Kumenan (久米南町, Kumenan-chō) is a town located in Kume District, Okayama Prefecture, Japan.As of 31 December 2022, the town had an estimated population of 4,483 in 2192 households and a population density of 57 persons per km^{2}. The total area of the town is 78.65 sqkm. Kumenan is known as the birthplace of Honen, the founder of the Jodo sect of Buddhism.

==Geography==
Kumenan is located on the Kibi Plateau, in the east-central part of Okayama Prefecture. There are few flatlands, and most of the town is mountains, forests and plateaus.

=== Neighboring municipalities ===
Okayama Prefecture
- Akaiwa
- Misaki
- Okayama

==Climate==
Kumenan has a Humid subtropical climate (Köppen Cfa) characterized by warm summers and cool winters with moderate snowfall. The average annual temperature in Kumenan is 13.5 °C. The average annual rainfall is 1501 mm with September as the wettest month. The temperatures are highest on average in January, at around 25.5 °C, and lowest in January, at around 1.9 °C.

==Demography==
Per Japanese census data, the population of Kumenan has been as follows. The population has been decreasing since the 1950s.

== History ==
The area of Kumenan was part of ancient Mimasaka Province. The village of Yuge was established with the creation of the modern municipalities system on June 1, 1889. It was raised to town status on April 1, 1917. Yuge annexed the neighboring village of Takigawa on April 1, 1940. On April 1, 1954, Yuge merged with the villages of Kōme, Tatsuyama, and Tanjōji to form the town of Kumenan.

==Government==
Yuge has a mayor-council form of government with a directly elected mayor and a unicameral town council of eight members. Kumenan, collectively with the town of Misaki, contributes one member to the Okayama Prefectural Assembly.
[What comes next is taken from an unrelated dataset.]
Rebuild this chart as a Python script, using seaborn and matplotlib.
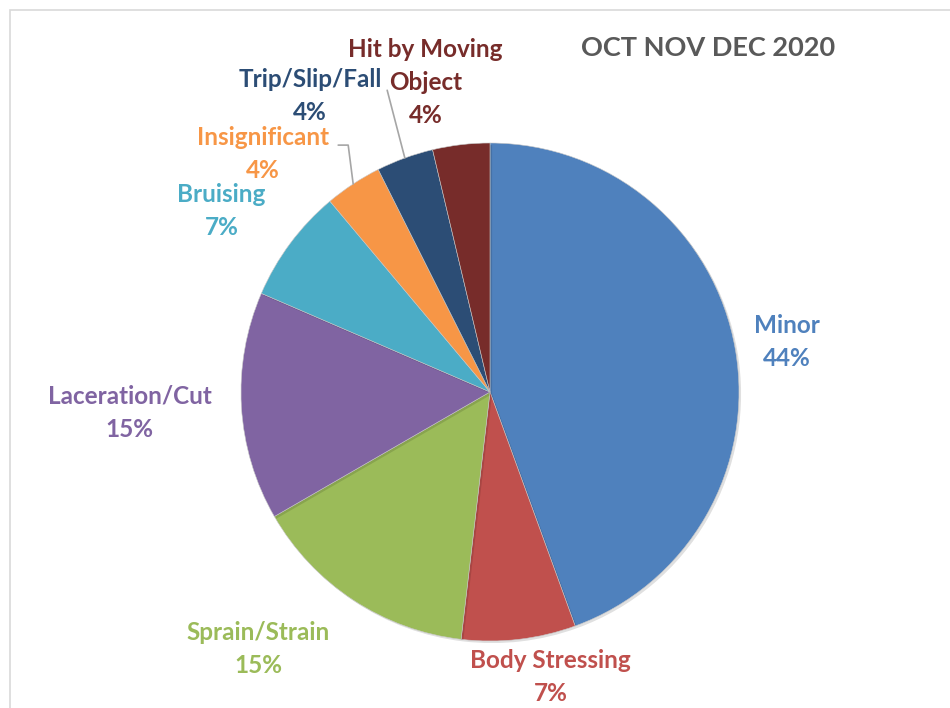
import numpy as np
import matplotlib
matplotlib.use("Agg")
import matplotlib.pyplot as plt
import matplotlib.patheffects as pe
from matplotlib.patches import Rectangle
import seaborn as sns

# incident counts for the quarter (shown as rounded percentages)
categories = ["Minor", "Body Stressing", "Sprain/Strain", "Laceration/Cut",
              "Bruising", "Insignificant", "Trip/Slip/Fall", "Hit by Moving\nObject"]
counts = [12, 2, 4, 4, 2, 1, 1, 1]
colors = ["#4F81BD", "#C0504D", "#9BBB59", "#8064A2",
          "#4BACC6", "#F79646", "#2C4D75", "#772C2A"]
title = "OCT NOV DEC 2020"

# label placement: (distance from centre in radii, angle nudge in degrees)
label_place = [(1.21, -0.5), (1.17, 5.3), (1.39, -8.7), (1.45, 0.0),
               (1.30, 2.7), (1.32, 10.3), (1.39, 11.3), (1.27, 5.1)]
# which labels get a leader line
leader = [False, False, False, False, False, True, True, False]

sns.set_theme(style="white")
plt.rcParams['font.family'] = ['Lato', 'DejaVu Sans']

W, H = 950, 708
cx, cy, R = 490, 392, 249
LINE = 33  # px between label lines
fig = plt.figure(figsize=(W / 100, H / 100), dpi=100)
ax = fig.add_axes([0, 0, 1, 1])

wedges, _ = ax.pie(counts, colors=colors, startangle=90, counterclock=False,
                   radius=1, center=(0, 0),
                   wedgeprops=dict(linewidth=0.4, edgecolor="#C8C8C8"))
for w in wedges:
    w.set_path_effects([pe.SimplePatchShadow(offset=(1.5, -1.5), shadow_rgbFace="black", alpha=0.12),
                        pe.Normal()])

ax.set_xlim(-cx / R, (W - cx) / R)
ax.set_ylim(-(H - cy) / R, cy / R)
ax.set_aspect("equal")
ax.axis("off")

total = sum(counts)
for w, cat, n, col, (dist, nudge), lead in zip(wedges, categories, counts, colors, label_place, leader):
    mid = np.deg2rad((w.theta1 + w.theta2) / 2)
    a = mid + np.deg2rad(nudge)
    x, y = dist * np.cos(a), dist * np.sin(a)
    pct = f"{100 * n / total:.0f}%"
    lines = cat.split("\n") + [pct]
    for i, s in enumerate(lines):
        dy = ((len(lines) - 1) / 2 - i) * LINE / R
        ax.text(x, y + dy, s, ha="center", va="center", color=col,
                fontsize=17.5, fontweight="bold")
    if lead:
        rx, ry = np.cos(mid), np.sin(mid)
        if cat == "Insignificant":
            ax.plot([x + 75 / R, x + 85 / R, rx], [y + 9 / R, y + 9 / R, ry],
                    color="#A6A6A6", lw=1.2)
        else:
            ax.plot([x + 77 / R, rx], [y + 6 / R, ry], color="#A6A6A6", lw=1.2)

ax.text(0.745, 0.932, title, transform=ax.transAxes, ha="center", va="center",
        fontsize=19.5, fontweight="bold", color="#595959")

fig.patches.append(Rectangle((10 / W, -0.05), 1.0, 1 - 10 / H + 0.05,
                             transform=fig.transFigure, fill=False,
                             edgecolor="#D9D9D9", linewidth=1.2))

fig.savefig("out.png", dpi=100)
In terms of national politics, the town is part of the Okayama 3rd district of the lower house of the Diet of Japan.

==Economy==
The main industry in the area is agriculture. The main crops are rice, fruit trees such as pears and grapes, leaf tobacco, and poultry farming.

==Education==
Kumenan has three public elementary schools and one public junior high school operated by the town government. The town does not have a high school. Okayama Prefecture operates one special education school for the handicapped.

== Transportation ==
=== Railway ===
 JR West (JR West) - Tsuyama Line
- - -

==Local attractions==
- Tanjō-ji, Buddhist temple

==Noted people from Kumenan==
- Sen Katayama, early Japanese Marxist political activist and journalist, co-founder of the Japanese Communist Party.